##### Source data #####

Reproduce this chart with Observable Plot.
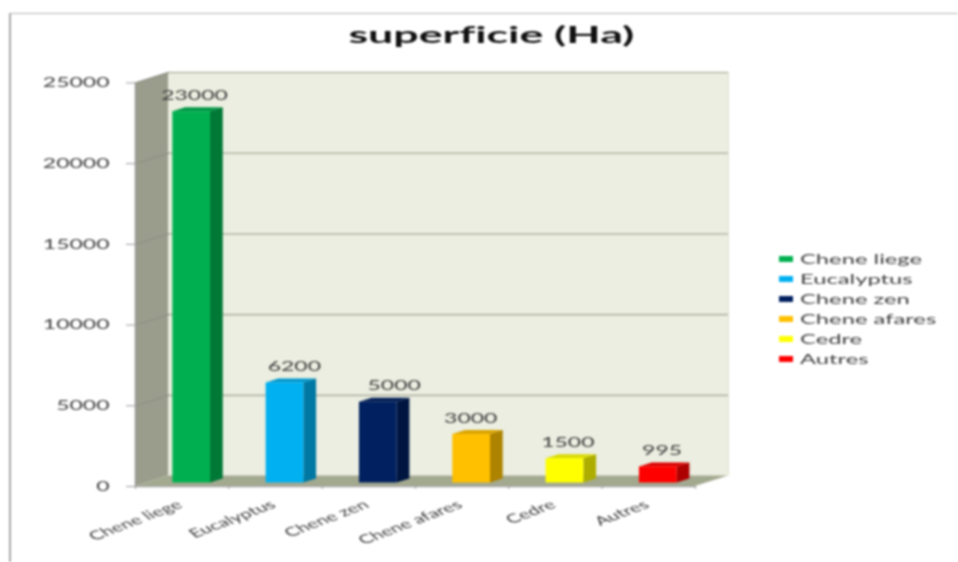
<!DOCTYPE html>
<html>
<head>
<meta charset="utf-8">
<script src="https://cdn.jsdelivr.net/npm/d3@7"></script>
<script src="https://cdn.jsdelivr.net/npm/@observablehq/plot@0.6"></script>
<style>
  html, body { margin: 0; padding: 0; background: #fff; overflow: hidden; }
  #page { position: relative; width: 958px; height: 562px; overflow: hidden; filter: blur(0.8px); font-family: Lato, sans-serif; }
  #frame { position: absolute; left: 9px; top: 13px; width: 980px; height: 600px; border: 1px solid #b4b4b4; border-left: 2px solid #a8a8a8; }
  #title { position: relative; height: 60px; line-height: 70px; text-align: center; width: 982px; font-size: 22px; font-weight: 700; color: #111; font-variant-ligatures: none; }
  #title span { display: inline-block; transform: scaleX(2.03); }
  #chart svg { display: block; background: transparent; }
  #legend { position: absolute; left: 779px; top: 249px; }
  .entry { display: flex; align-items: center; height: 20px; }
  .swatch { width: 14px; height: 6px; margin-right: 7px; }
  .name { font-size: 12.5px; color: #404040; transform: scaleX(1.9); transform-origin: left center; white-space: nowrap; }
</style>
</head>
<body>
<div id="page">
  <div id="frame"></div>
  <div id="title"><span>superficie (Ha)</span></div>
  <div id="chart"></div>
  <div id="legend"></div>
</div>
<script>
const categories = ["Chene liege", "Eucalyptus", "Chene zen", "Chene afares", "Cedre", "Autres"];
const values = [23000, 6200, 5000, 3000, 1500, 995];
const colors = ["#00b050", "#00b0f0", "#002060", "#ffc000", "#ffff00", "#ff0000"];
const yTicks = [0, 5000, 10000, 15000, 20000, 25000];

// Oblique projection of the 3D box, in data units
const depthX = 0.354, depthY = 645;
const barLeft = 0.4, barWidth = 0.404;
const z0 = 0.337, z1 = 0.722;
const stretch = 1.77;
const labelNudge = [0.03, 0.1, 0.17, -0.01, 0.03, 0.04];

const yAt = (v, z) => v + z * depthY;
const bars = categories.map((name, i) => ({name, i, v: values[i], color: colors[i], x0: i + barLeft, x1: i + barLeft + barWidth}));
const dk = (c, k) => { const r = d3.rgb(c); return d3.rgb(r.r * k, r.g * k, r.b * k).formatHex(); };
const dz = (z1 - z0) * depthX;

const sideFaces = bars.flatMap(b => [
  {k: b.i, fill: dk(b.color, 0.68), x: b.x1, y1: yAt(0, z0), y2: yAt(b.v, z0)},
  {k: b.i, fill: dk(b.color, 0.68), x: b.x1 + dz, y1: yAt(0, z1), y2: yAt(b.v, z1)}
]);
const topFaces = bars.flatMap(b => [
  {k: b.i, fill: dk(b.color, 0.86), x: b.x0, y1: yAt(b.v, z0), y2: yAt(b.v, z0)},
  {k: b.i, fill: dk(b.color, 0.86), x: b.x0 + dz, y1: yAt(b.v, z0), y2: yAt(b.v, z1)},
  {k: b.i, fill: dk(b.color, 0.86), x: b.x1, y1: yAt(b.v, z0), y2: yAt(b.v, z1)},
  {k: b.i, fill: dk(b.color, 0.86), x: b.x1 + dz, y1: yAt(b.v, z1), y2: yAt(b.v, z1)}
]);
const yMax = yTicks[yTicks.length - 1], n = categories.length;
const sideWall = [
  {x: 0, y1: 0, y2: yMax},
  {x: depthX, y1: depthY, y2: yMax + depthY}
];
const floorFace = [
  {x: 0, y1: 0, y2: 0},
  {x: depthX, y1: 0, y2: depthY},
  {x: n, y1: 0, y2: depthY},
  {x: n + depthX, y1: depthY, y2: depthY}
];
const gridDiag = yTicks.flatMap(v => [{k: v, x: 0, y: v}, {k: v, x: depthX, y: v + depthY}]);
const mids = categories.map((_, i) => i + 0.5);

const plot = Plot.plot({
  width: 958,
  height: 502,
  marginLeft: 135,
  marginRight: 230,
  marginTop: 12,
  marginBottom: 76,
  x: {domain: [0, n + depthX], axis: null},
  y: {domain: [0, yMax + depthY], axis: null},
  marks: [
    Plot.rect([0], {x1: depthX, x2: n + depthX, y1: depthY, y2: yMax + depthY, fill: "#ebeee0"}),
    Plot.area(sideWall, {x1: "x", y1: "y1", y2: "y2", fill: "#9a9d8c"}),
    Plot.area(floorFace, {x1: "x", y1: "y1", y2: "y2", fill: "#a3a98f"}),
    Plot.ruleY(yTicks.slice(1), {y: v => v + depthY, x1: depthX, x2: n + depthX, stroke: "#b4b7a7", strokeWidth: 1.6}),
    Plot.line(gridDiag.filter(d => d.k > 0), {x: "x", y: "y", z: "k", stroke: "#8b8d80", strokeWidth: 1}),
    Plot.ruleX([n + depthX], {y1: depthY, y2: yMax + depthY, stroke: "#dfe2d4", strokeWidth: 1}),
    Plot.area(sideFaces, {x1: "x", y1: "y1", y2: "y2", z: "k", fill: "fill"}),
    Plot.area(topFaces, {x1: "x", y1: "y1", y2: "y2", z: "k", fill: "fill"}),
    Plot.rect(bars, {x1: "x0", x2: "x1", y1: yAt(0, z0), y2: d => yAt(d.v, z0), fill: "color"}),
    Plot.ruleX([0], {y1: 0, y2: yMax, stroke: "#9a9a9a", strokeWidth: 1.5}),
    Plot.ruleY([0], {x1: 0, x2: n, stroke: "#a8a8a8", strokeWidth: 1.5}),
    Plot.axisY({ticks: yTicks, tickFormat: "d", label: null, tickSize: 9, tickPadding: 17, stroke: "#9a9a9a", fill: "#404040", fontSize: 13, fontFamily: "Lato, sans-serif"}),
    Plot.axisX({ticks: d3.range(n + 1), tickSize: 3, label: null, fill: "none", stroke: "#9a9a9a"}),
    Plot.axisX({ticks: mids, tickSize: 0, tickPadding: 17, dx: -2, label: null, tickFormat: t => categories[Math.floor(t)], textAnchor: "end", lineAnchor: "middle", fill: "#404040", fontSize: 12.2, fontFamily: "Lato, sans-serif"}),
    Plot.text(bars, {
      x: d => (d.x0 + d.x1) / 2 + labelNudge[d.i],
      y: d => yAt(d.v, z0),
      text: d => String(d.v),
      dy: -16,
      fill: "#404040",
      fontSize: 13,
      fontFamily: "Lato, sans-serif"
    })
  ]
});
document.getElementById("chart").append(plot);

plot.querySelectorAll('[aria-label="y-axis tick label"] text, [aria-label="text"] text').forEach(t => {
  t.setAttribute("transform", t.getAttribute("transform") + ` scale(${stretch},1)`);
});
plot.querySelectorAll('[aria-label="x-axis tick label"] text').forEach(t => {
  t.setAttribute("transform", t.getAttribute("transform") + ` scale(1.7,1) rotate(-33)`);
});

const legend = document.getElementById("legend");
categories.forEach((c, i) => {
  const e = document.createElement("div");
  e.className = "entry";
  const s = document.createElement("div");
  s.className = "swatch";
  s.style.background = colors[i];
  const t = document.createElement("div");
  t.className = "name";
  t.textContent = c;
  e.append(s, t);
  legend.append(e);
});
</script>
</body>
</html>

#####

◆ Given instruction ◆
Pictures excluded, repeat exactly the lines from the top of the material through the line with "const labelNudge = [0.03, 0.1, 0.17, -0.01, 0.03, 0.04];", including both of those lines.

◆ Answer below ◆
Reproduce this chart with Observable Plot.
<!DOCTYPE html>
<html>
<head>
<meta charset="utf-8">
<script src="https://cdn.jsdelivr.net/npm/d3@7"></script>
<script src="https://cdn.jsdelivr.net/npm/@observablehq/plot@0.6"></script>
<style>
  html, body { margin: 0; padding: 0; background: #fff; overflow: hidden; }
  #page { position: relative; width: 958px; height: 562px; overflow: hidden; filter: blur(0.8px); font-family: Lato, sans-serif; }
  #frame { position: absolute; left: 9px; top: 13px; width: 980px; height: 600px; border: 1px solid #b4b4b4; border-left: 2px solid #a8a8a8; }
  #title { position: relative; height: 60px; line-height: 70px; text-align: center; width: 982px; font-size: 22px; font-weight: 700; color: #111; font-variant-ligatures: none; }
  #title span { display: inline-block; transform: scaleX(2.03); }
  #chart svg { display: block; background: transparent; }
  #legend { position: absolute; left: 779px; top: 249px; }
  .entry { display: flex; align-items: center; height: 20px; }
  .swatch { width: 14px; height: 6px; margin-right: 7px; }
  .name { font-size: 12.5px; color: #404040; transform: scaleX(1.9); transform-origin: left center; white-space: nowrap; }
</style>
</head>
<body>
<div id="page">
  <div id="frame"></div>
  <div id="title"><span>superficie (Ha)</span></div>
  <div id="chart"></div>
  <div id="legend"></div>
</div>
<script>
const categories = ["Chene liege", "Eucalyptus", "Chene zen", "Chene afares", "Cedre", "Autres"];
const values = [23000, 6200, 5000, 3000, 1500, 995];
const colors = ["#00b050", "#00b0f0", "#002060", "#ffc000", "#ffff00", "#ff0000"];
const yTicks = [0, 5000, 10000, 15000, 20000, 25000];

// Oblique projection of the 3D box, in data units
const depthX = 0.354, depthY = 645;
const barLeft = 0.4, barWidth = 0.404;
const z0 = 0.337, z1 = 0.722;
const stretch = 1.77;
const labelNudge = [0.03, 0.1, 0.17, -0.01, 0.03, 0.04];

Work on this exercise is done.